Dr Charlotte O’Brien notes that the changes to benefits rules won’t stop these cross-border child benefit claims. This avoids head-on conflict with free movement law.
But the alternative solution of linking the amount that can be claimed to the cost of living in the home country might also be vulnerable to challenge.
It's hard to predict how the court would ultimately decide if these issues were put before it.
Exceptions to free movement of people
Other changes to the rules on immigration require similar political approval and face a similar possibility of challenge.
Take the family members of EU citizens who are not EU citizens themselves.
Professor Niamh Nic Shuibhne says that the deal introduces restrictions making it harder for such people to stay in the UK.
Likewise, Professor Barnard explains that moves to beef up the exceptions to free movement rules “subtly alter the balance of power between individual and state, making it easier for countries like the UK to deport individuals” for security reasons.
UK sovereignty enhanced?
Professor Paul Craig writes that efforts to reassure the UK that it won’t be ganged up on by eurozone countries are in line with existing EU law, which bans discrimination.

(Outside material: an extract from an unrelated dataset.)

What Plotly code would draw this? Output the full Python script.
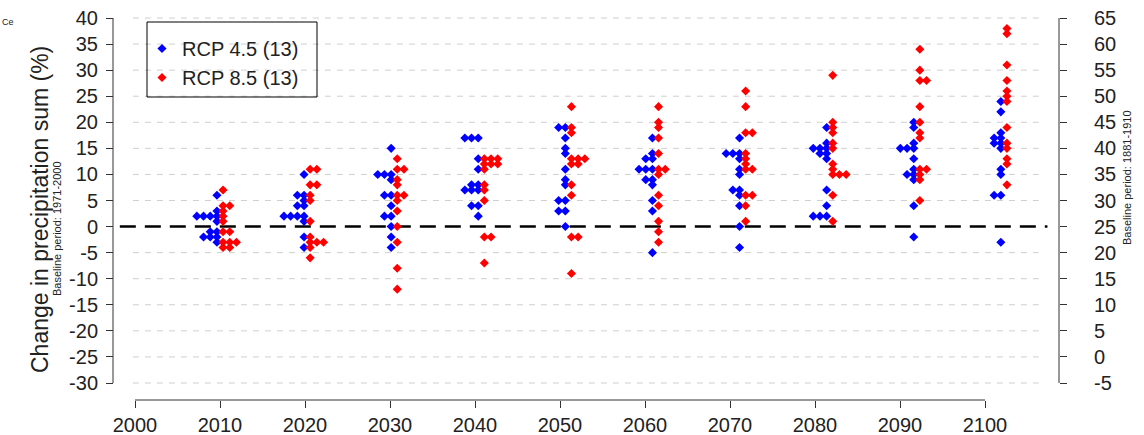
import plotly.graph_objects as go

W, H = 1144, 435

# ---------------- data ----------------
decades = [2010, 2020, 2030, 2040, 2050, 2060, 2070, 2080, 2090, 2100]

rcp45 = [
    [6, 3, 2, 2, 2, 2, 1, -1, -1, -2, -2, -2, -3],
    [10, 6, 6, 5, 4, 4, 2, 2, 2, 2, 1, -2, -4],
    [15, 10, 10, 10, 9, 6, 6, 4, 2, 2, 0, -2, -4],
    [17, 17, 17, 13, 11, 8, 8, 7, 7, 7, 4, 4, 2],
    [19, 19, 17, 15, 14, 11, 9, 8, 5, 5, 3, 3, 0],
    [17, 14, 13, 13, 11, 11, 11, 9, 9, 8, 5, 3, -5],
    [17, 14, 14, 14, 13, 11, 10, 7, 7, 6, 4, 0, -4],
    [19, 16, 15, 15, 15, 14, 14, 13, 7, 4, 2, 2, 2],
    [20, 19, 16, 15, 15, 15, 13, 11, 10, 10, 9, 4, -2],
    [24, 22, 18, 17, 17, 16, 16, 15, 11, 10, 6, 6, -3],
]

rcp85 = [
    [7, 4, 4, 3, 2, 1, -1, -1, -3, -3, -3, -4, -4],
    [11, 11, 8, 8, 6, 5, 1, -2, -3, -3, -3, -4, -6],
    [13, 11, 11, 9, 8, 6, 6, 5, 3, 0, -3, -8, -12],
    [13, 13, 13, 12, 12, 12, 11, 8, 7, 5, -2, -2, -7],
    [23, 19, 18, 13, 13, 13, 12, 12, 8, 6, -2, -2, -9],
    [23, 20, 19, 17, 14, 11, 11, 10, 6, 4, 1, -1, -3],
    [26, 23, 18, 18, 14, 13, 12, 11, 11, 6, 6, 4, 1],
    [29, 20, 19, 18, 16, 15, 12, 11, 10, 10, 10, 6, 1],
    [34, 30, 28, 28, 23, 20, 18, 17, 11, 11, 10, 9, 5],
    [38, 37, 31, 28, 26, 25, 24, 19, 16, 15, 13, 12, 8],
]

series_names = ["RCP 4.5 (13)", "RCP 8.5 (13)"]
series_colors = ["#0000FF", "#FF0000"]

x_ticks = list(range(2000, 2101, 10))
left_ticks = list(range(-30, 41, 5))
right_shift = 25          # baseline 1881-1910 vs 1971-2000
right_ticks = [t + right_shift for t in left_ticks]

# ---------------- geometry ----------------
def fx(p):
    return p / W

def fy(p):
    return 1 - p / H

X0_PX, X1_PX = 113, 1059          # plot region (axis lines)
TOP_PX, BOT_PX = 5, 400
# scale used for the point columns
PT_YR_PX = 8.71
PT_REF_YEAR, PT_REF_PX = 2010, 220
xr_pts = [PT_REF_YEAR + (X0_PX - PT_REF_PX) / PT_YR_PX,
          PT_REF_YEAR + (X1_PX - PT_REF_PX) / PT_YR_PX]
# scale used for the tick labels
LB_YR_PX = 8.5
LB_REF_YEAR, LB_REF_PX = 2000, 135
xr_lbl = [LB_REF_YEAR + (X0_PX - LB_REF_PX) / LB_YR_PX,
          LB_REF_YEAR + (X1_PX - LB_REF_PX) / LB_YR_PX]

U_PX = 365 / 70                   # pixels per % unit
Y40_PX = 18
yr = [40 - (BOT_PX - Y40_PX) / U_PX, 40 + (Y40_PX - TOP_PX) / U_PX]

COL_OFF = 0.35   # years from decade to first column
STEP = 0.77      # years between stacked points


def stacked(values_by_decade, side):
    xs, ys = [], []
    for dec, vals in zip(decades, values_by_decade):
        counts = {}
        for v in vals:
            k = counts.get(v, 0)
            counts[v] = k + 1
            xs.append(dec + side * (COL_OFF + STEP * k))
            ys.append(v)
    return xs, ys


fig = go.Figure()
for vals, side, name, col in zip([rcp45, rcp85], [-1, 1], series_names, series_colors):
    xs, ys = stacked(vals, side)
    fig.add_trace(go.Scatter(
        x=xs, y=ys, mode="markers", name=name,
        marker=dict(symbol="diamond", size=7, color=col, line=dict(width=0)),
        cliponaxis=False,
    ))

# invisible trace so the label axis and right axis are rendered
fig.add_trace(go.Scatter(x=[x_ticks[0]], y=[right_shift], xaxis="x2", yaxis="y2", mode="markers",
                         marker=dict(opacity=0), showlegend=False, hoverinfo="skip"))

shapes = []
# dashed grey gridlines
for t in left_ticks:
    if t == 0:
        continue
    shapes.append(dict(type="line", xref="x", yref="y", x0=2000, x1=2104, y0=t, y1=t,
                       line=dict(color="#CFCFCF", width=1, dash="6px,6px"), layer="below"))
# zero line
shapes.append(dict(type="line", xref="x", yref="y", x0=1998.5, x1=2105, y0=0, y1=0,
                   line=dict(color="black", width=2.5, dash="16px,9px"), layer="below"))
# axis lines
shapes.append(dict(type="line", xref="paper", yref="y", x0=fx(X0_PX), x1=fx(X0_PX),
                   y0=left_ticks[0], y1=left_ticks[-1], line=dict(color="#333", width=1)))
shapes.append(dict(type="line", xref="paper", yref="y", x0=fx(X1_PX), x1=fx(X1_PX),
                   y0=left_ticks[0], y1=left_ticks[-1], line=dict(color="#333", width=1)))
shapes.append(dict(type="line", xref="x2", yref="paper", x0=x_ticks[0], x1=x_ticks[-1],
                   y0=fy(BOT_PX), y1=fy(BOT_PX), line=dict(color="#333", width=1)))
# legend box
shapes.append(dict(type="rect", xref="paper", yref="paper", x0=fx(147), x1=fx(317),
                   y0=fy(97), y1=fy(22), line=dict(color="black", width=1)))

font_main = "Liberation Sans, Arial, sans-serif"

fig.update_layout(
    width=W, height=H,
    margin=dict(l=0, r=0, t=0, b=0),
    paper_bgcolor="white", plot_bgcolor="white",
    font=dict(family=font_main, size=20, color="#222"),
    showlegend=True,
    legend=dict(x=fx(142), y=fy(29), xanchor="left", yanchor="top",
                bgcolor="rgba(0,0,0,0)", borderwidth=0,
                font=dict(size=20, color="#222"), itemwidth=30, tracegroupgap=0),
    xaxis=dict(domain=[fx(X0_PX), fx(X1_PX)], range=xr_pts, anchor="free", position=fy(BOT_PX),
               showticklabels=False, ticks="",
               showline=False, showgrid=False, zeroline=False),
    xaxis2=dict(domain=[fx(X0_PX), fx(X1_PX)], range=xr_lbl, overlaying="x", anchor="free",
                position=fy(BOT_PX), side="bottom",
                tickvals=x_ticks, ticks="outside", ticklen=7, tickcolor="#333",
                showline=False, showgrid=False, zeroline=False),
    yaxis=dict(domain=[fy(BOT_PX), fy(TOP_PX)], range=yr, anchor="free", position=fx(X0_PX),
               tickvals=left_ticks, ticktext=[str(t) for t in left_ticks],
               ticks="outside", ticklen=7, tickcolor="#333", ticklabelstandoff=4,
               showline=False, showgrid=False, zeroline=False),
    yaxis2=dict(range=[yr[0] + right_shift, yr[1] + right_shift], overlaying="y", side="right",
                anchor="free", position=fx(X1_PX), tickvals=right_ticks,
                ticktext=[str(t) for t in right_ticks], ticks="outside",
                ticklen=7, tickcolor="#333", ticklabelstandoff=23,
                showline=False, showgrid=False, zeroline=False),
    shapes=shapes,
    annotations=[
        dict(text="Change in precipitation sum (%)", textangle=-90, xref="paper", yref="paper",
             x=fx(25), y=fy(210), showarrow=False, font=dict(size=23, color="#222")),
        dict(text="Baseline period: 1971-2000", textangle=-90, xref="paper", yref="paper",
             x=fx(49), y=fy(229), showarrow=False, font=dict(size=11, color="#222")),
        dict(text="Baseline period: 1881-1910", textangle=-90, xref="paper", yref="paper",
             x=fx(1135), y=fy(178), showarrow=False, font=dict(size=11, color="#222")),
        dict(text="Ce", xref="paper", yref="paper", x=fx(0), y=fy(15), xanchor="left",
             showarrow=False, font=dict(size=9, color="#222")),
    ],
)

fig.write_html("out.html")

Similarly, Professor Sionaidh Douglas-Scott says that the aspiration of “ever closer union” has no actual legal bite.
Exempting the UK from pursuing it is symbolic.

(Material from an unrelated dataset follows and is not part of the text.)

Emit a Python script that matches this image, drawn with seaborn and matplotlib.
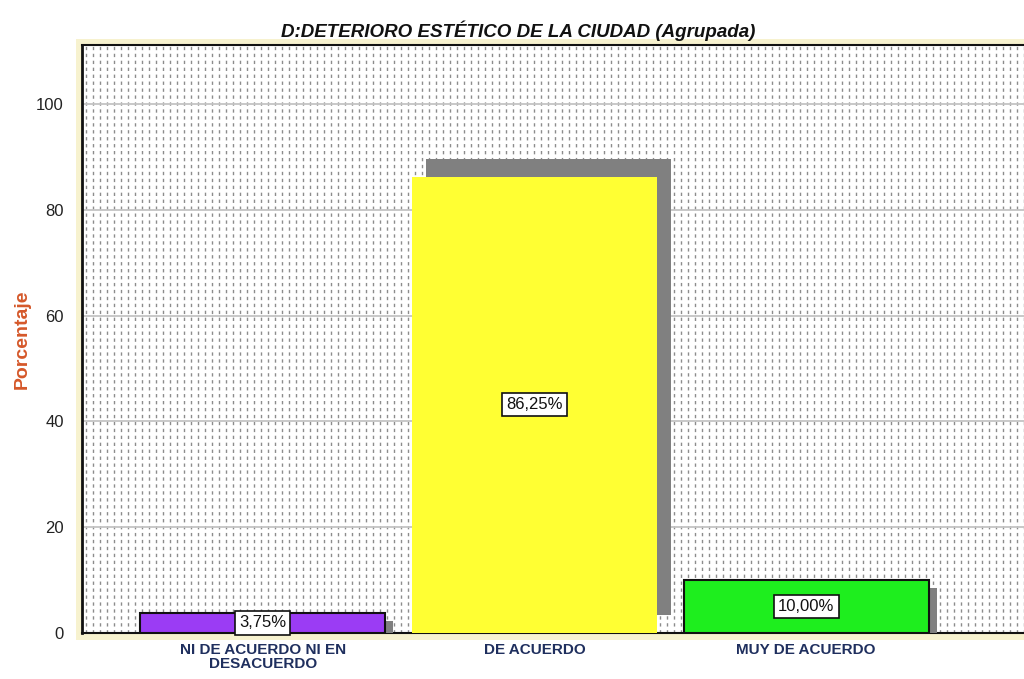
# import libraries
import numpy as np
import pandas as pd
import matplotlib
matplotlib.use('Agg')
import matplotlib.pyplot as plt
import matplotlib.patheffects as pe
from matplotlib.patches import Rectangle
import seaborn as sns

# chart data
categories = ['NI DE ACUERDO NI EN\nDESACUERDO', 'DE ACUERDO', 'MUY DE ACUERDO']
percentages = [3.75, 86.25, 10.00]
bar_labels = ['3,75%', '86,25%', '10,00%']
bar_colors = ['#9B3CF4', '#FFFF33', '#1EEE1E']
y_ticks = [0, 20, 40, 60, 80, 100]

data = pd.DataFrame({'categoria': categories, 'porcentaje': percentages})

sns.set_style('white')
plt.rcParams['font.family'] = ['Liberation Sans', 'DejaVu Sans']

fig = plt.figure(figsize=(10.24, 6.79), dpi=100)
ax = fig.add_axes([0.080, 0.068, 0.925, 0.866])

# cream frame behind the plot area
fig.patches.append(Rectangle((0.074, 0.057), 0.94, 0.886, transform=fig.transFigure,
                             facecolor='#F7F2CF', edgecolor='none', zorder=-1))

sns.barplot(data=data, x='categoria', y='porcentaje', hue='categoria',
            palette=bar_colors, width=0.9, saturation=1, legend=False, ax=ax, zorder=3)

# drop shadows and edges
shadow_offsets = [(6, -6), (10, 13), (6, -6)]
for patch, off, col in zip(ax.patches, shadow_offsets, bar_colors):
    patch.set_path_effects([pe.SimplePatchShadow(offset=off, shadow_rgbFace='#808080', alpha=1.0),
                            pe.Normal()])
    if col != '#FFFF33':
        patch.set_edgecolor('#111111')
        patch.set_linewidth(1.5)
    else:
        patch.set_edgecolor('none')

# value labels in boxes
for i, (val, lab) in enumerate(zip(percentages, bar_labels)):
    ax.text(i, val / 2, lab, ha='center', va='center', fontsize=12, color='#111111', zorder=5,
            bbox=dict(boxstyle='square,pad=0.25', facecolor='white', edgecolor='#111111', linewidth=1.2))

ax.set_xlim(-0.665, 2.82)
ax.set_ylim(0, 111.2)
ax.set_yticks(y_ticks)

# dotted vertical texture and horizontal grid
xs = np.arange(0.004, 1.0, 7 / 947)
ax.vlines(xs, 0, 1, transform=ax.transAxes, colors='#8C8C8C', linewidth=1.0,
          linestyles=(0, (2.4, 2.6)), zorder=0.5)
for t in y_ticks[1:]:
    ax.axhline(t, color='#C4C4C4', linewidth=1.3, zorder=0.6)

ax.tick_params(axis='both', length=0)
ax.tick_params(axis='y', pad=13, labelsize=12, labelcolor='#222222')
ax.tick_params(axis='x', pad=7)
for lbl in ax.get_xticklabels():
    lbl.set_fontweight('bold')
    lbl.set_fontsize(11)
    lbl.set_color('#1F2F5E')
    lbl.set_linespacing(1.0)

ax.set_xlabel('')
ax.set_ylabel('Porcentaje', fontsize=14, fontweight='bold', color='#D5582A', labelpad=4)

for side in ['left', 'top', 'bottom']:
    ax.spines[side].set_color('#111111')
ax.spines['left'].set_linewidth(2)
ax.spines['top'].set_linewidth(1.5)
ax.spines['bottom'].set_linewidth(1.5)
ax.spines['right'].set_visible(False)

fig.text(0.506, 0.955, 'D:DETERIORO ESTÉTICO DE LA CIUDAD (Agrupada)', ha='center', va='center',
         fontsize=13.5, fontweight='bold', fontstyle='italic', color='#111111')

fig.savefig('out.png', dpi=100)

Necessary or not, the deal promises to write these pledges into the EU treaties. This will require all countries to agree.
In the meantime, as Professor Peers shows, these particular reassurances will be legally binding in international law, not EU law.
“That distinction has legal consequences”, he writes.
This part of the deal can’t be enforced in the EU court, although it can’t be attacked there either.
But that’s only a problem if you think the EU won’t abide by the deal.
For instance, Professor Derrick Wyatt QC says that the statement on when decisions should be taken at national rather than European level is “a positive response to Mr Cameron’s proposal”.
While you may not be able to take this declaration to court, that doesn’t mean the EU will simply ignore it.
Changes to voting rules
The so-called “red card” would allow 16 or more national parliaments to object to new EU laws. But as Professor Wyatt writes, it won’t allow them to automatically block it.
Government ministers on the EU’s Council will discuss the objections of the national parliaments, and then either shelve the draft or amend it to take on board the objections raised.
The Council can still go ahead if it accommodates those concerns. And it seems that the Council will itself be the sole judge of whether it has done that.
Similarly, countries that don’t participate in the eurozone banking union can indicate their opposition to some proposed laws about it.
This is mostly about reaching agreement if such an objection is raised. Professor Craig points out that it doesn’t give the non-euro country a legal opt-out from any laws that are passed despite these objections.
So how effective these mechanisms are in practice will depend on how seriously they’re taken.